═════ Record excerpts ═════
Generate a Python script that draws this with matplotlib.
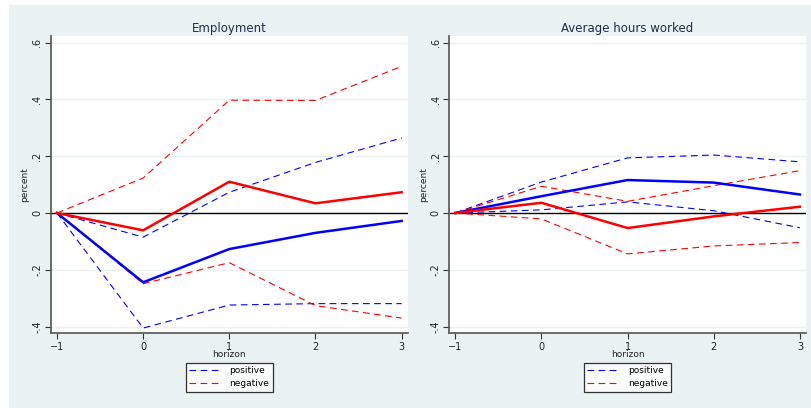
import matplotlib
matplotlib.use("Agg")
import matplotlib.pyplot as plt
from matplotlib.patches import Rectangle
from matplotlib.lines import Line2D

horizon = [-1, 0, 1, 2, 3]

# Employment
emp_pos = [0, -0.244, -0.127, -0.070, -0.028]
emp_pos_hi = [0, -0.085, 0.073, 0.178, 0.264]
emp_pos_lo = [0, -0.405, -0.324, -0.319, -0.319]
emp_neg = [0, -0.061, 0.110, 0.034, 0.073]
emp_neg_hi = [0, 0.123, 0.397, 0.396, 0.516]
emp_neg_lo = [0, -0.249, -0.175, -0.326, -0.370]

# Average hours worked
hrs_pos = [0, 0.059, 0.116, 0.107, 0.065]
hrs_pos_hi = [0, 0.109, 0.194, 0.204, 0.180]
hrs_pos_lo = [0, 0.011, 0.039, 0.008, -0.052]
hrs_neg = [0, 0.036, -0.053, -0.012, 0.022]
hrs_neg_hi = [0, 0.094, 0.041, 0.096, 0.149]
hrs_neg_lo = [0, -0.021, -0.144, -0.116, -0.104]

yticks = [-0.4, -0.2, 0, 0.2, 0.4, 0.6]
ytick_labels = ["-.4", "-.2", "0", ".2", ".4", ".6"]
titles = ["Employment", "Average hours worked"]
legend_labels = ["positive", "negative"]

BG = "#eaf2f3"
DASH = (0, (6, 4))

fig = plt.figure(figsize=(8.11, 4.08), dpi=100, facecolor="white")
fig.patches.append(Rectangle((9 / 811, 0), 1 - 9 / 811, 403 / 408,
                             transform=fig.transFigure, facecolor=BG,
                             edgecolor="none", zorder=-10))

panels = [
    (0.0625, (emp_pos, emp_pos_hi, emp_pos_lo, emp_neg, emp_neg_hi, emp_neg_lo)),
    (0.5536, (hrs_pos, hrs_pos_hi, hrs_pos_lo, hrs_neg, hrs_neg_hi, hrs_neg_lo)),
]

for i, (x0, series) in enumerate(panels):
    pos, pos_hi, pos_lo, neg, neg_hi, neg_lo = series
    ax = fig.add_axes([x0, 0.183, 0.4402, 0.7295])
    ax.set_facecolor("white")
    ax.set_xlim(-1.073, 3.07)
    ax.set_ylim(-0.4236, 0.624)
    for yt in yticks:
        ax.axhline(yt, color=BG, lw=1.0, zorder=0)
    ax.axhline(0, color="black", lw=1.0, zorder=1)

    ax.plot(horizon, pos_hi, color="#0000ff", lw=0.8, linestyle=DASH)
    ax.plot(horizon, pos_lo, color="#0000ff", lw=0.8, linestyle=DASH)
    ax.plot(horizon, neg_hi, color="#ff0000", lw=0.8, linestyle=DASH)
    ax.plot(horizon, neg_lo, color="#ff0000", lw=0.8, linestyle=DASH)
    ax.plot(horizon, pos, color="#0000ff", lw=1.8)
    ax.plot(horizon, neg, color="#ff0000", lw=1.8)

    ax.set_xticks(horizon)
    ax.set_yticks(yticks)
    ax.set_yticklabels(ytick_labels, rotation=90, va="center")
    ax.tick_params(axis="both", labelsize=7, length=4, width=0.8,
                   color="#333333", labelcolor="#222222", pad=2)
    for s in ["top", "right"]:
        ax.spines[s].set_visible(False)
    for s in ["left", "bottom"]:
        ax.spines[s].set_color("#555555")
        ax.spines[s].set_linewidth(1.2)

    ax.set_title(titles[i], fontsize=8.5, color="#1c2e4a", pad=3)
    ax.set_xlabel("horizon", fontsize=6.5, labelpad=-1, color="#222222")
    ax.set_ylabel("percent", fontsize=6.5, labelpad=2, color="#222222")

    handles = [Line2D([], [], color="#0000ff", lw=0.8, linestyle=DASH),
               Line2D([], [], color="#ff0000", lw=0.8, linestyle=DASH)]
    leg = ax.legend(handles, legend_labels, loc="upper center",
                    bbox_to_anchor=(0.5, -0.085), fontsize=6.5, frameon=True,
                    fancybox=False, handlelength=3.6, labelspacing=0.45,
                    borderpad=0.35, handletextpad=0.9)
    leg.get_frame().set_edgecolor("black")
    leg.get_frame().set_linewidth(0.9)

fig.savefig("out.png", dpi=100, facecolor="white")
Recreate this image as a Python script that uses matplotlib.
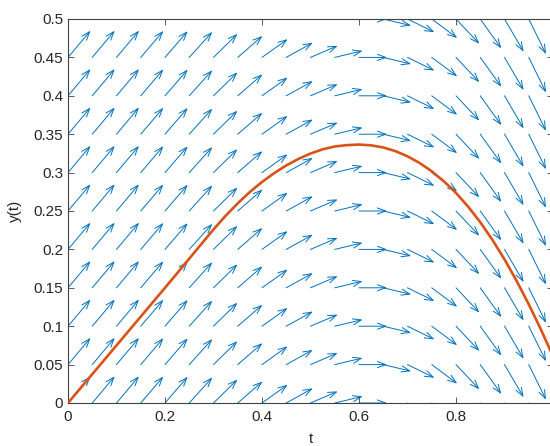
═════
Goal of the exercise
Output, exactly, all the records above; include no pictures.

Task answer
Generate a Python script that draws this with matplotlib.
import matplotlib
matplotlib.use("Agg")
import matplotlib.pyplot as plt
from matplotlib.patches import Rectangle
from matplotlib.lines import Line2D

horizon = [-1, 0, 1, 2, 3]

# Employment
emp_pos = [0, -0.244, -0.127, -0.070, -0.028]
emp_pos_hi = [0, -0.085, 0.073, 0.178, 0.264]
emp_pos_lo = [0, -0.405, -0.324, -0.319, -0.319]
emp_neg = [0, -0.061, 0.110, 0.034, 0.073]
emp_neg_hi = [0, 0.123, 0.397, 0.396, 0.516]
emp_neg_lo = [0, -0.249, -0.175, -0.326, -0.370]

# Average hours worked
hrs_pos = [0, 0.059, 0.116, 0.107, 0.065]
hrs_pos_hi = [0, 0.109, 0.194, 0.204, 0.180]
hrs_pos_lo = [0, 0.011, 0.039, 0.008, -0.052]
hrs_neg = [0, 0.036, -0.053, -0.012, 0.022]
hrs_neg_hi = [0, 0.094, 0.041, 0.096, 0.149]
hrs_neg_lo = [0, -0.021, -0.144, -0.116, -0.104]

yticks = [-0.4, -0.2, 0, 0.2, 0.4, 0.6]
ytick_labels = ["-.4", "-.2", "0", ".2", ".4", ".6"]
titles = ["Employment", "Average hours worked"]
legend_labels = ["positive", "negative"]

BG = "#eaf2f3"
DASH = (0, (6, 4))

fig = plt.figure(figsize=(8.11, 4.08), dpi=100, facecolor="white")
fig.patches.append(Rectangle((9 / 811, 0), 1 - 9 / 811, 403 / 408,
                             transform=fig.transFigure, facecolor=BG,
                             edgecolor="none", zorder=-10))

panels = [
    (0.0625, (emp_pos, emp_pos_hi, emp_pos_lo, emp_neg, emp_neg_hi, emp_neg_lo)),
    (0.5536, (hrs_pos, hrs_pos_hi, hrs_pos_lo, hrs_neg, hrs_neg_hi, hrs_neg_lo)),
]

for i, (x0, series) in enumerate(panels):
    pos, pos_hi, pos_lo, neg, neg_hi, neg_lo = series
    ax = fig.add_axes([x0, 0.183, 0.4402, 0.7295])
    ax.set_facecolor("white")
    ax.set_xlim(-1.073, 3.07)
    ax.set_ylim(-0.4236, 0.624)
    for yt in yticks:
        ax.axhline(yt, color=BG, lw=1.0, zorder=0)
    ax.axhline(0, color="black", lw=1.0, zorder=1)

    ax.plot(horizon, pos_hi, color="#0000ff", lw=0.8, linestyle=DASH)
    ax.plot(horizon, pos_lo, color="#0000ff", lw=0.8, linestyle=DASH)
    ax.plot(horizon, neg_hi, color="#ff0000", lw=0.8, linestyle=DASH)
    ax.plot(horizon, neg_lo, color="#ff0000", lw=0.8, linestyle=DASH)
    ax.plot(horizon, pos, color="#0000ff", lw=1.8)
    ax.plot(horizon, neg, color="#ff0000", lw=1.8)

    ax.set_xticks(horizon)
    ax.set_yticks(yticks)
    ax.set_yticklabels(ytick_labels, rotation=90, va="center")
    ax.tick_params(axis="both", labelsize=7, length=4, width=0.8,
                   color="#333333", labelcolor="#222222", pad=2)
    for s in ["top", "right"]:
        ax.spines[s].set_visible(False)
    for s in ["left", "bottom"]:
        ax.spines[s].set_color("#555555")
        ax.spines[s].set_linewidth(1.2)

    ax.set_title(titles[i], fontsize=8.5, color="#1c2e4a", pad=3)
    ax.set_xlabel("horizon", fontsize=6.5, labelpad=-1, color="#222222")
    ax.set_ylabel("percent", fontsize=6.5, labelpad=2, color="#222222")

    handles = [Line2D([], [], color="#0000ff", lw=0.8, linestyle=DASH),
               Line2D([], [], color="#ff0000", lw=0.8, linestyle=DASH)]
    leg = ax.legend(handles, legend_labels, loc="upper center",
                    bbox_to_anchor=(0.5, -0.085), fontsize=6.5, frameon=True,
                    fancybox=False, handlelength=3.6, labelspacing=0.45,
                    borderpad=0.35, handletextpad=0.9)
    leg.get_frame().set_edgecolor("black")
    leg.get_frame().set_linewidth(0.9)

fig.savefig("out.png", dpi=100, facecolor="white")
Recreate this image as a Python script that uses matplotlib.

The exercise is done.